Extremism of the centre is a term in sociology introduced by Seymour Martin Lipset. In his book Political Man (1960), he wrote that left-wing extremism has its basis in the lower classes and the working class, while right-wing extremism is anchored in the upper classes, and fascism originates in the socioeconomic middle class. He did not define the term fascism further. This analysis was extended by the sociologist Theodor Geigers, who explained the election success of the Nazi Party in the early 1930s as a reaction from the Mittelstand (the section of the economy composed of small and medium-sized businesses), and related his analysis to the contemporary analysis of extremist and anti-democratic movements of the middle of society. This added a new type to the extremism of the left and right, and explained fascism as a typically middle-class movement.

Jürgen R. Winkler ranks Lipset's theory, together with the work of Richard Hofstadter (The Pseudo-Conservative Revolt), as an important theory in the research of right-wing extremism.

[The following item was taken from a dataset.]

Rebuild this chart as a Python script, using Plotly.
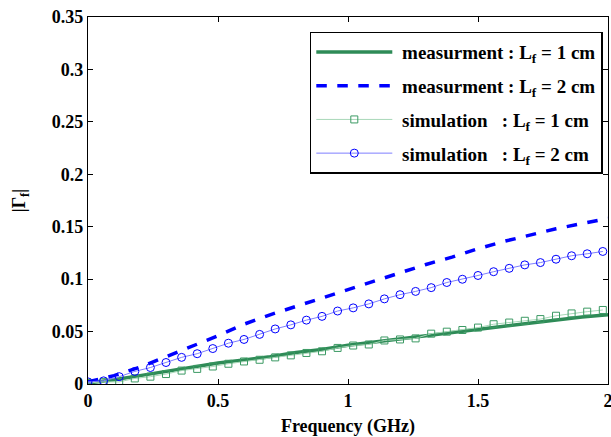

Similar to the theories of relative deprivation, Lipset's theory concerns the belonging of individuals to collectives, their perceptions of their economic and social situation, and their mental state. According to Winkler, Lipset's theory, in which people who see their status as at risk are prone to supporting right-wing extremist movements, is very influential within this research.

The socioeconomic analysis Hitlers Wähler (1991) by Jürgen W. Falter puts the middle class thesis of the rise of Nazism into perspective. Falter found out that while indeed 40% of Nazi voters came from the middle class, the working class also represented a significant voter group. The most significant social characteristic of a Nazi Party voter was religious denomination, with Protestants voting for the Nazis much more than Catholics.

In the 1990s, the term became a political buzzword in Germany, which was used alongside a criticism of society in general. With their positioning in the discussions about Leitkultur, multiculturalism, nation and immigration, and the political and economic elites, and not the far-right parties themselves, are said to promote far-right ideas, and this prepares the way to an authoritarian society.